The URLZone banking Trojan has been highly successful malware. Like other bank Trojans it dupes bank account holders into giving up their credentials and transferring gobs of money into overseas accounts held by cybercriminals by pushing out “mule” account information with bogus account balances.

But security researchers had been hot on their trail, shutting down fraudulent accounts and notifying banks of the Trojan’s spread. Knowing that their fraudulent accounts were close to being shut down, the cybercriminals designed server-side-code that prevents the extraction of the gang’s genuine mule accounts, according to the RSA FraudAction Research Lab.
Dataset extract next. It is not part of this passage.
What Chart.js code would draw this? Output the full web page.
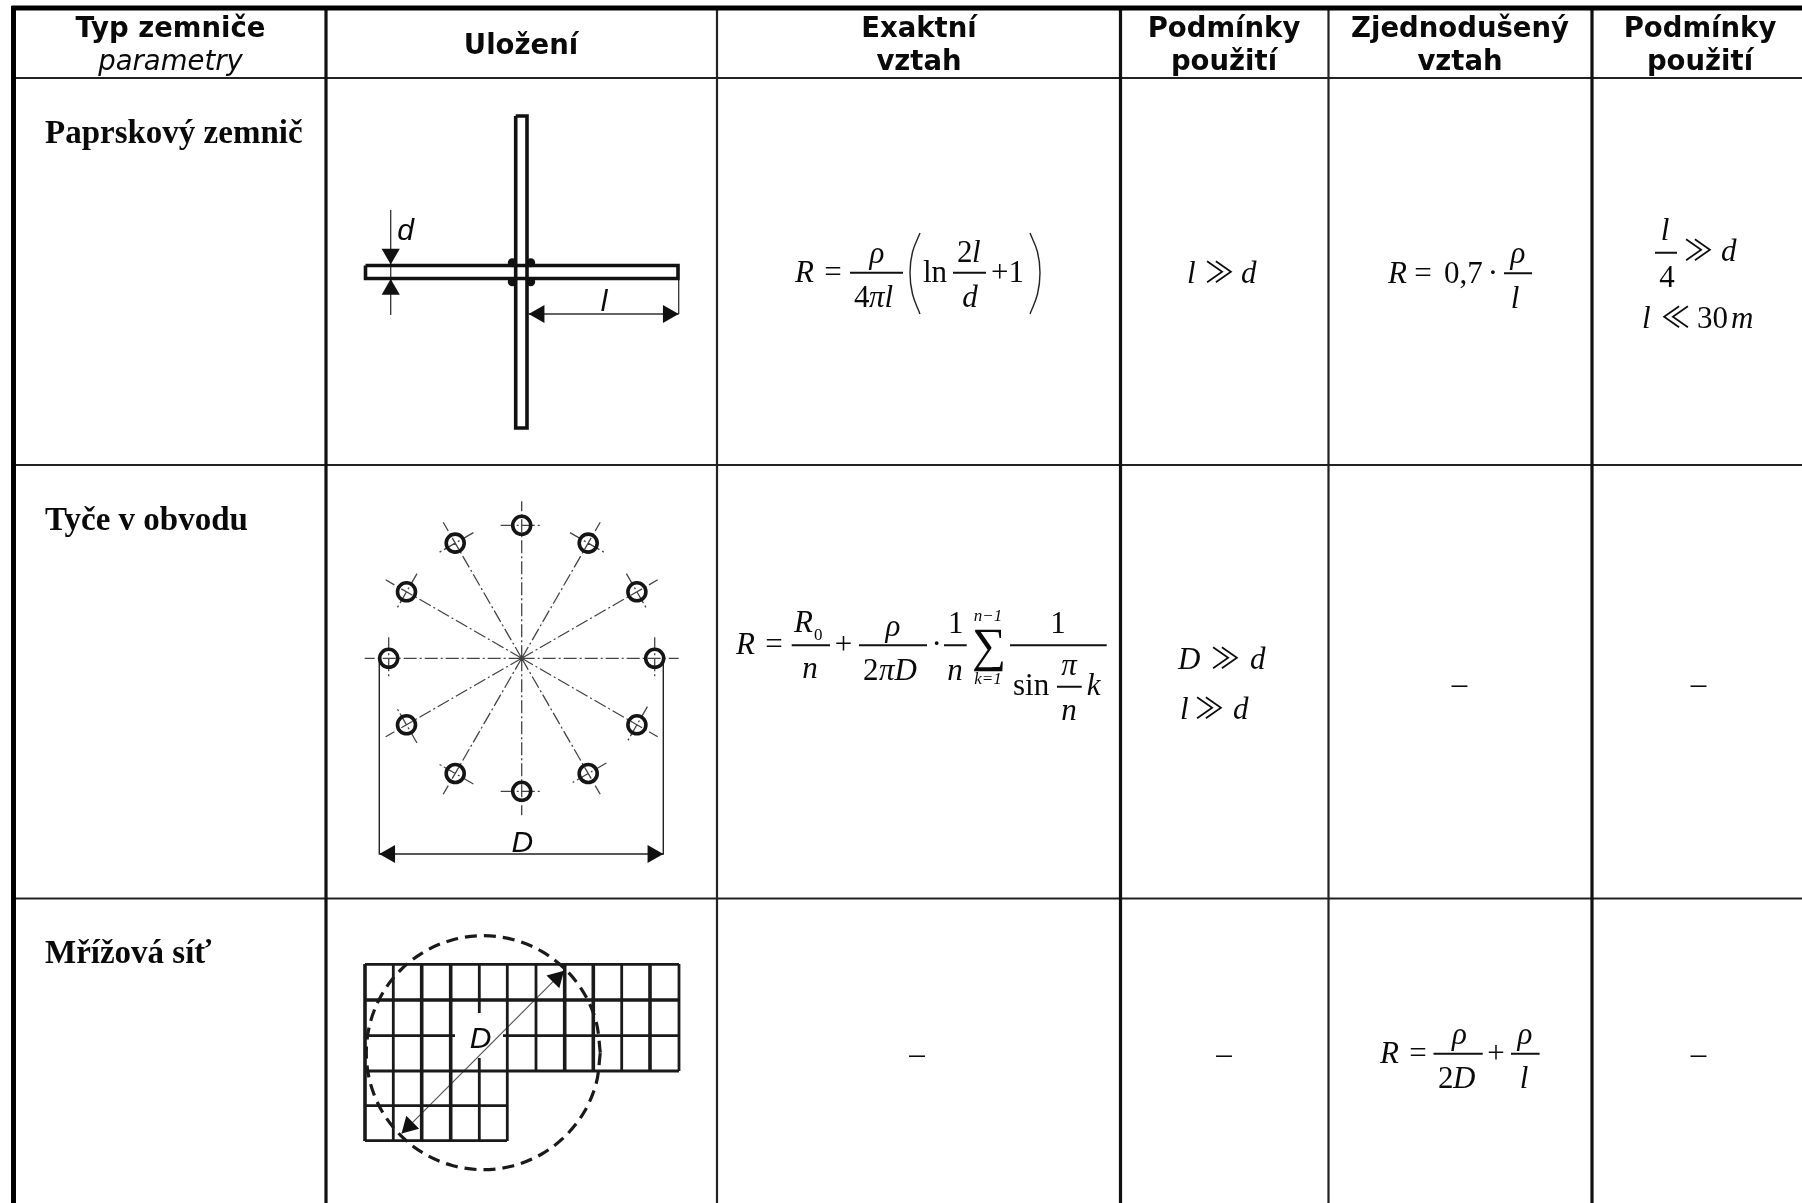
<!DOCTYPE html>
<html lang="cs">
<head>
<meta charset="utf-8">
<title>Typy zemničů</title>
<script src="https://cdn.jsdelivr.net/npm/chart.js@4"></script>
<style>
    html, body { margin: 0; padding: 0; background: #fff; }
    canvas { display: block; }
</style>
</head>
<body>
<canvas id="tabulka" width="1802" height="1203"></canvas>
<script>
// null = break in the line
const okrajTabulky = [[11.5, 8], [1802, 8], null, [13.5, 6], [13.5, 1203]];
const sloupceSilne = [[326, 8], [326, 1203], null, [1120.5, 8], [1120.5, 1203], null, [1592, 8], [1592, 1203]];
const sloupceTenke = [[717, 8], [717, 1203], null, [1328.5, 8], [1328.5, 1203]];
const radkyTabulky = [[14, 78], [1802, 78], null, [14, 465], [1802, 465], null, [14, 898.5], [1802, 898.5]];

// paprskovy zemnic
const paprsekObrys = [
    [365.5, 265.5], [678, 265.5], [678, 278.5], [365.5, 278.5], [365.5, 265.5], null,
    [515.7, 116], [527, 116], [527, 428], [515.7, 428], [515.7, 116]
];
const paprsekKoty = [
    [390.7, 210], [390.7, 315], null,
    [528.7, 314], [678.7, 314], null,
    [678.7, 280], [678.7, 314]
];
const paprsekSpoje = [[512.3, 262.7], [530.7, 262.7], [512.3, 281.7], [530.7, 281.7]];

// tyce v obvodu
const tyceStredy = [
    [521.7, 525.3], [588.2, 543.1], [636.9, 591.8], [654.7, 658.3], [636.9, 724.8], [588.2, 773.5],
    [521.7, 791.3], [455.2, 773.5], [406.5, 724.8], [388.7, 658.3], [406.5, 591.8], [455.2, 543.1]
];
const tyceOsy = [
    [521.7, 658.3], [521.7, 501.3], null, [521.7, 658.3], [600.2, 522.3], null,
    [521.7, 658.3], [657.7, 579.8], null, [521.7, 658.3], [678.7, 658.3], null,
    [521.7, 658.3], [657.7, 736.8], null, [521.7, 658.3], [600.2, 794.3], null,
    [521.7, 658.3], [521.7, 815.3], null, [521.7, 658.3], [443.2, 794.3], null,
    [521.7, 658.3], [385.7, 736.8], null, [521.7, 658.3], [364.7, 658.3], null,
    [521.7, 658.3], [385.7, 579.8], null, [521.7, 658.3], [443.2, 522.3], null,
    [500.7, 525.3], [542.7, 525.3], null, [570, 532.6], [606.4, 553.6], null,
    [626.4, 573.6], [647.4, 610], null, [654.7, 637.3], [654.7, 679.3], null,
    [647.4, 706.6], [626.4, 743], null, [606.4, 763], [570, 784], null,
    [500.7, 791.3], [542.7, 791.3], null, [473.4, 784], [437, 763], null,
    [417, 743], [396, 706.6], null, [388.7, 637.3], [388.7, 679.3], null,
    [417, 573.6], [396, 610], null, [473.4, 532.6], [437, 553.6]
];
const tyceKoty = [[379.3, 658], [379.3, 854], [663.3, 854], [663.3, 658]];

// mrizova sit
const sitTenke = [
    [393.3, 964], [393.3, 1141], null, [479.3, 964], [479.3, 1013], null, [479.3, 1058], [479.3, 1141], null,
    [507.3, 964], [507.3, 1141], null, [536, 964], [536, 1071], null, [621.7, 964], [621.7, 1071], null,
    [679, 964], [679, 1071], null,
    [365, 964.3], [679, 964.3], null, [365, 1035.7], [455, 1035.7], null, [503, 1035.7], [679, 1035.7], null,
    [365, 1071], [679, 1071], null, [365, 1105.7], [507, 1105.7], null, [365, 1140.7], [507, 1140.7]
];
const sitSilne = [
    [365, 964], [365, 1141], null, [421.7, 964], [421.7, 1141], null, [450.7, 964], [450.7, 1141], null,
    [564.7, 964], [564.7, 1071], null, [593.3, 964], [593.3, 1071], null, [650, 964], [650, 1071], null,
    [365, 1000], [679, 1000]
];
const sitKruh = [
    [600.3, 1052.7], [596.3, 1022.4], [584.6, 994.2], [566, 970], [541.8, 951.4], [513.6, 939.7],
    [483.3, 935.7], [453, 939.7], [424.8, 951.4], [400.6, 970], [382, 994.2], [370.3, 1022.4],
    [366.3, 1052.7], [370.3, 1083], [382, 1111.2], [400.6, 1135.4], [424.8, 1154], [453, 1165.7],
    [483.3, 1169.7], [513.6, 1165.7], [541.8, 1154], [566, 1135.4], [584.6, 1111.2], [596.3, 1083],
    [600.3, 1052.7]
];
const sitPrumer = [[401.7, 1133.3], [564, 970.7]];

// sipky koty a jejich natoceni
const sipky = [
    [390.7, 254], [390.7, 289.5], [539.2, 314], [668.2, 314],
    [389.8, 854], [652.8, 854], [556.6, 978.1], [409, 1126]
];
const sipkyNatoceni = [180, 0, 270, 90, 270, 90, 45, 225];

// vzorce
const zlomkoveCary = [
    [850, 272.7], [903, 272.7], null, [953, 272.7], [986, 272.7], null,
    [1504, 273.3], [1532, 273.3], null, [1655, 252.7], [1677, 252.7], null,
    [791.7, 645.3], [830, 645.3], null, [859, 645.3], [927, 645.3], null,
    [944, 645.3], [966.7, 645.3], null, [1010, 645.3], [1106.7, 645.3], null,
    [1057, 686.7], [1081.7, 686.7], null,
    [1433.5, 1053.8], [1482.7, 1053.8], null, [1511, 1053.8], [1539.6, 1053.8]
];
const zavorkaLeva = [[920, 233], [912.5, 252], [910, 272.7], [912.5, 294], [920, 314]];
const zavorkaPrava = [[1030, 233], [1037.5, 252], [1040, 272.7], [1037.5, 294], [1030, 314]];

const fHlava = 'bold 27.5px "DejaVu Sans"';
const fHlavaI = 'italic 27.5px "DejaVu Sans"';
const fNazev = 'bold 33px "Liberation Serif"';
const fKota = 'italic 30px "Liberation Sans"';
const fI = 'italic 31px "Liberation Serif", "DejaVu Serif"';
const fR = '31px "Liberation Serif", "DejaVu Serif"';
const fZnak = '29px "Noto Sans CJK SC"';
const fMaleI = 'italic 17px "Liberation Serif", "DejaVu Serif"';
const fMaleR = '17px "Liberation Serif", "DejaVu Serif"';
const fSuma = '48px "Liberation Serif", "DejaVu Serif"';

const texty = [
    ['Typ zemniče', 170.5, 37, fHlava, 'center'], ['parametry', 170.5, 70, fHlavaI, 'center'],
    ['Uložení', 521, 54, fHlava, 'center'],
    ['Exaktní', 919, 37, fHlava, 'center'], ['vztah', 919, 70, fHlava, 'center'],
    ['Podmínky', 1224, 37, fHlava, 'center'], ['použití', 1224, 70, fHlava, 'center'],
    ['Zjednodušený', 1460, 37, fHlava, 'center'], ['vztah', 1460, 70, fHlava, 'center'],
    ['Podmínky', 1700, 37, fHlava, 'center'], ['použití', 1700, 70, fHlava, 'center'],

    ['Paprskový zemnič', 45, 142.7, fNazev, 'left'],
    ['Tyče v obvodu', 45, 530, fNazev, 'left'],
    ['Mřížová síť', 45, 963, fNazev, 'left'],

    ['d', 405.7, 240, fKota, 'center'], ['l', 604, 310.7, fKota, 'center'],
    ['D', 522.3, 852, fKota, 'center'], ['D', 480.7, 1048, fKota, 'center'],

    // radek 1
    ['R', 795, 281.7, fI, 'left'], ['=', 833, 281.7, fR, 'center'],
    ['ρ', 877, 263, fI, 'center'], ['4', 854, 306.7, fR, 'left'], ['πl', 869, 306.7, fI, 'left'],
    ['ln', 923, 281.7, fR, 'left'], ['2', 957, 261.7, fR, 'left'], ['l', 972, 261.7, fI, 'left'],
    ['d', 970, 306.7, fI, 'center'], ['+1', 991, 281.7, fR, 'left'],
    ['l', 1187, 282.7, fI, 'left'], ['≫', 1205, 282.7, fZnak, 'left'], ['d', 1241, 282.7, fI, 'left'],
    ['R', 1388, 282.7, fI, 'left'], ['=', 1423, 282.7, fR, 'center'], ['0,7', 1444, 282.7, fR, 'left'],
    ['·', 1493, 282.7, fR, 'center'], ['ρ', 1518, 263, fI, 'center'], ['l', 1515, 308, fI, 'center'],
    ['l', 1665, 240, fI, 'center'], ['4', 1667, 286.7, fR, 'center'], ['≫', 1684, 260.7, fZnak, 'left'], ['d', 1721, 260.7, fI, 'left'],
    ['l', 1642, 328, fI, 'left'], ['≪', 1661, 328, fZnak, 'left'], ['30', 1697, 328, fR, 'left'], ['m', 1731, 328, fI, 'left'],

    // radek 2
    ['R', 736, 654, fI, 'left'], ['=', 774, 654, fR, 'center'],
    ['R', 794, 631.7, fI, 'left'], ['0', 814, 640, fMaleR, 'left'], ['n', 810, 678.3, fI, 'center'],
    ['+', 843.5, 654, fR, 'center'], ['ρ', 893, 636, fI, 'center'], ['2', 863, 680, fR, 'left'], ['πD', 879, 680, fI, 'left'],
    ['·', 936.7, 654, fR, 'center'], ['1', 955.7, 632.7, fR, 'center'], ['n', 955, 680, fI, 'center'],
    ['∑', 989, 661, fSuma, 'center'], ['n−1', 988, 620.7, fMaleI, 'center'], ['k=1', 988, 684, fMaleI, 'center'],
    ['1', 1058, 633, fR, 'center'], ['sin', 1013, 695, fR, 'left'], ['π', 1069, 675, fI, 'center'],
    ['n', 1069, 720, fI, 'center'], ['k', 1086.7, 695, fI, 'left'],
    ['D', 1178, 669, fI, 'left'], ['≫', 1211, 669, fZnak, 'left'], ['d', 1250, 669, fI, 'left'],
    ['l', 1180, 718.5, fI, 'left'], ['≫', 1195, 718.5, fZnak, 'left'], ['d', 1233, 718.5, fI, 'left'],
    ['–', 1459.5, 694, fR, 'center'], ['–', 1698.5, 694, fR, 'center'],

    // radek 3
    ['–', 917, 1064, fR, 'center'], ['–', 1224, 1064, fR, 'center'], ['–', 1698.5, 1064, fR, 'center'],
    ['R', 1380, 1062.7, fI, 'left'], ['=', 1418, 1062.7, fR, 'center'],
    ['ρ', 1459.5, 1044, fI, 'center'], ['2', 1438, 1087.7, fR, 'left'], ['D', 1453, 1087.7, fI, 'left'],
    ['+', 1496, 1062.7, fR, 'center'], ['ρ', 1525, 1044, fI, 'center'], ['l', 1524, 1087.7, fI, 'center']
];

function body(seznam) {
    return seznam.map(b => b ? { x: b[0], y: b[1] } : { x: null, y: null });
}

function cara(seznam, sirka, barva, navic) {
    return Object.assign({
        data: body(seznam),
        showLine: true,
        borderColor: barva,
        borderWidth: sirka,
        pointRadius: 0
    }, navic || {});
}

const popisky = {
    id: 'popisky',
    afterDatasetsDraw(chart) {
        const ctx = chart.ctx;
        ctx.save();
        ctx.fillStyle = '#0a0a0a';
        ctx.textBaseline = 'alphabetic';
        for (let t of texty) {
            ctx.font = t[3];
            ctx.textAlign = t[4];
            ctx.fillText(t[0], chart.scales.x.getPixelForValue(t[1]), chart.scales.y.getPixelForValue(t[2]));
        }
        ctx.restore();
    }
};

new Chart(document.getElementById('tabulka'), {
    type: 'scatter',
    data: {
        datasets: [
            {
                data: body(sipky),
                pointStyle: 'triangle',
                pointRadius: 10.5,
                pointRotation: sipkyNatoceni,
                pointBackgroundColor: '#111',
                pointBorderWidth: 0
            },
            {
                data: body(tyceStredy),
                pointStyle: 'circle',
                pointRadius: 9,
                pointBackgroundColor: 'rgba(0,0,0,0)',
                pointBorderColor: '#151515',
                pointBorderWidth: 3.6
            },
            {
                data: body(paprsekSpoje),
                pointStyle: 'circle',
                pointRadius: 4.5,
                pointBackgroundColor: '#111',
                pointBorderWidth: 0
            },
            cara(okrajTabulky, 5, '#000'),
            cara(sloupceSilne, 3.2, '#111'),
            cara(sloupceTenke, 2.2, '#222'),
            cara(radkyTabulky, 2.2, '#222'),
            cara(paprsekObrys, 3.6, '#111'),
            cara(paprsekKoty, 1.3, '#333'),
            cara(tyceOsy, 1.3, '#444', { borderDash: [13, 3, 2, 3] }),
            cara(tyceKoty, 1.4, '#222'),
            cara(sitTenke, 2.8, '#1a1a1a'),
            cara(sitSilne, 3.6, '#1a1a1a'),
            cara(sitKruh, 3.2, '#1a1a1a', { tension: 0.337, borderDash: [12, 7] }),
            cara(sitPrumer, 1.2, '#555'),
            cara(zlomkoveCary, 2, '#111'),
            cara(zavorkaLeva, 1.4, '#222', { tension: 0.4 }),
            cara(zavorkaPrava, 1.4, '#222', { tension: 0.4 })
        ]
    },
    options: {
        responsive: false,
        animation: false,
        events: [],
        layout: { padding: 0, autoPadding: false },
        plugins: { legend: { display: false }, tooltip: { enabled: false }, title: { display: false } },
        scales: {
            x: { type: 'linear', display: false, min: 0, max: 1802 },
            y: { type: 'linear', display: false, min: 0, max: 1203, reverse: true }
        }
    },
    plugins: [popisky]
});
</script>
</body>
</html>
In a blog posting Monday, researchers at RSA described a sophisticated coding technique designed by black hat coders to root out security researchers and send them onto a wild goose chase. The goal is to keep researchers off the money trail so the operation can continue to harvest gobs of money.

Instead of displaying the details of URLZone’s genuine mule accounts, this piece of code delivers the details of more than 400 (and counting) legitimate accounts that do not belong to the gang’s mules. The code is clearly URLZone’s most unique attribute, and speaks to its operators’ caution against having their criminal pipelines compromised.

The RSA researchers go on to describe how the coding works. For now the list of genuine accounts — designed to trick the researchers — is growing. But as we’ve seen before, once researchers get a handle on the tricks being used by cybercriminals to avoid detection, the cybercriminals turn to a new method. And the cat and mouse game continues.